The journalist is matter-of-fact in describing his harrowing escape. When the NATO air strikes started, he stayed in different parts of Pristina, in cellars, living on water and apples. From a window in one such cellar, he saw that militias were forcing thousands from their homes. He knew the time had come to run. He put on a fake beard and a hat. Haxhiu:

"I saw a lady with a baby in her arms. I was disguised. I asked her to help me, telling the others that I am her husband. 'Who are you?' she asked. I told her that I am Baton Haxhiu. But she replied that Baton is dead and that I must be an idiot for what I am saying. Until then, all Kosovo believed that I was dead. And this was nothing new for me. When I took off my hat, she recognized me.
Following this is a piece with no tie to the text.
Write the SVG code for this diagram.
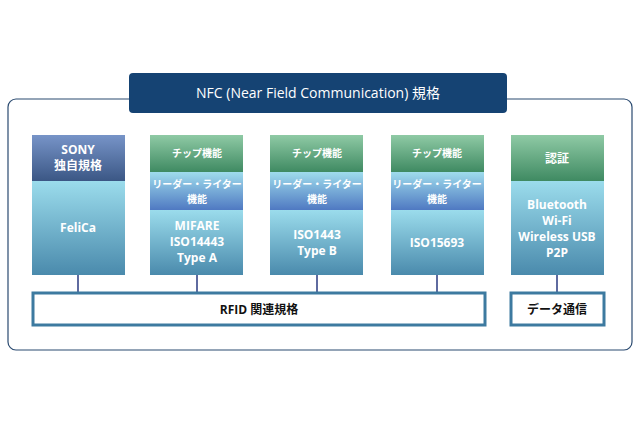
<svg xmlns="http://www.w3.org/2000/svg" width="640" height="426" viewBox="0 0 640 426">
<defs>
<linearGradient id="gG" x1="0" y1="0" x2="0" y2="1"><stop offset="0" stop-color="#8fcaa5"/><stop offset="1" stop-color="#3f8a62"/></linearGradient>
<linearGradient id="gS" x1="0" y1="0" x2="0" y2="1"><stop offset="0" stop-color="#7794c8"/><stop offset="1" stop-color="#3b5785"/></linearGradient>
<linearGradient id="gR" x1="0" y1="0" x2="0" y2="1"><stop offset="0" stop-color="#9fdcec"/><stop offset="1" stop-color="#4f79c2"/></linearGradient>
<linearGradient id="gB" x1="0" y1="0" x2="0" y2="1"><stop offset="0" stop-color="#9bdcec"/><stop offset="1" stop-color="#4a8aac"/></linearGradient>
</defs>
<style>
text{font-family:"Open Sans","Noto Sans CJK JP",sans-serif;fill:#fff;text-anchor:middle;font-weight:600}
.s{font-size:10px}.m{font-size:12px;font-weight:700}
.k{fill:#111;font-size:12px;font-weight:700}
.c{stroke:#2a3a80;stroke-width:1.5}
</style>
<rect x="8" y="99" width="624" height="251" rx="8" fill="#fff" stroke="#2a4a70" stroke-width="1.2"/>
<g id="title"><rect x="129" y="73" width="378" height="40" rx="4" fill="#154373"/><text x="318" y="98" style="font-size:14px;font-weight:400">NFC (Near Field Communication) 規格</text></g>
<g id="connectors">
<line class="c" x1="78" y1="275" x2="78" y2="293"/><line class="c" x1="197" y1="275" x2="197" y2="293"/><line class="c" x1="317" y1="275" x2="317" y2="293"/><line class="c" x1="437" y1="275" x2="437" y2="293"/><line class="c" x1="557" y1="275" x2="557" y2="293"/>
</g>
<g id="felica"><rect x="32" y="181" width="93" height="94" fill="url(#gB)"/><rect x="32" y="135" width="93" height="46" fill="url(#gS)"/><text x="78" y="154" class="m">SONY</text><text x="78" y="170" class="m">独自規格</text><text x="78" y="232" class="m">FeliCa</text></g>
<g id="mifare"><rect x="150" y="210" width="93" height="65" fill="url(#gB)"/><rect x="150" y="172" width="93" height="38" fill="url(#gR)"/><rect x="150" y="135" width="93" height="37" fill="url(#gG)"/><text x="197" y="157" class="s">チップ機能</text><text x="197" y="188" class="s">リーダー・ライター</text><text x="197" y="203" class="s">機能</text><text x="197" y="230" class="m">MIFARE</text><text x="197" y="246" class="m">ISO14443</text><text x="197" y="262" class="m">Type A</text></g>
<g id="typeb"><rect x="270" y="210" width="93" height="65" fill="url(#gB)"/><rect x="270" y="172" width="93" height="38" fill="url(#gR)"/><rect x="270" y="135" width="93" height="37" fill="url(#gG)"/><text x="317" y="157" class="s">チップ機能</text><text x="317" y="188" class="s">リーダー・ライター</text><text x="317" y="203" class="s">機能</text><text x="317" y="239" class="m">ISO1443</text><text x="317" y="255" class="m">Type B</text></g>
<g id="iso15693"><rect x="391" y="210" width="93" height="65" fill="url(#gB)"/><rect x="391" y="172" width="93" height="38" fill="url(#gR)"/><rect x="391" y="135" width="93" height="37" fill="url(#gG)"/><text x="437" y="157" class="s">チップ機能</text><text x="437" y="188" class="s">リーダー・ライター</text><text x="437" y="203" class="s">機能</text><text x="437" y="247" class="m">ISO15693</text></g>
<g id="auth"><rect x="511" y="181" width="93" height="94" fill="url(#gB)"/><rect x="511" y="135" width="93" height="46" fill="url(#gG)"/><text x="557" y="163" class="m">認証</text><text x="557" y="209" class="m">Bluetooth</text><text x="557" y="225" class="m">Wi-Fi</text><text x="557" y="241" class="m">Wireless USB</text><text x="557" y="257" class="m">P2P</text></g>
<g id="rfid"><rect x="33" y="293" width="452" height="32" fill="#fff" stroke="#3d7aa0" stroke-width="3"/><text x="259" y="314" class="k">RFID 関連規格</text></g>
<g id="data"><rect x="511" y="293" width="93" height="32" fill="#fff" stroke="#3d7aa0" stroke-width="3"/><text x="557" y="314" class="k">データ通信</text></g>
</svg>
From there, we escaped to the mountains near Macedonia, where we stayed for four days. Then, some people helped me and I reached Macedonia."

Haxhiu says there were only losers and no winners in NATO's war over Kosovo. Not the Serbs, of course. Certainly not the Kosovar Albanians. Not even NATO, Haxhiu contends. In his words, "Even if [NATO] is the military winner, it is a moral loser." Also a loser is, as he puts it: "the international community, which promised that Bosnia or Croatia would not happen again, and failed."

Now Haxhiu, himself, is back in Kosovo. He says he is determined to persevere as a journalist. But, despite NATO's defeat of the Serbian militias, the writer says, life remains dangerous in Kosovo. The Serbs are gone, but criminality is not. And the international community's presence is inadequate.

In Haxhiu's words: "Here are not yet to be found the elements of democracy and of a civil society." Life is not markedly better for an outspoken journalist, either, he says.

"Despite understandable difficulties because of the war, I remain determined to pursue independent journalism. This is dangerous, because in Kosovo exist bases of political mafia and political corruption, known in the Balkan experience as something impossible to solve. To fight against them with a newspaper is really very difficult. But independent journalism is a political force, and I wish to have a healthy society here. Or at least a society that will oppose the things that have been present in the Balkans for the last 10 years."

Haxhiu says he began as a journalist by publishing articles in a student newspaper. He says writing and publishing gave him new hope that things could actually change.

Later this month (Tuesday, November 23), the Committee to Protect Journalists will present a 1999 International Press Freedom Award to Baton Haxhiu for courage and independence in reporting the news.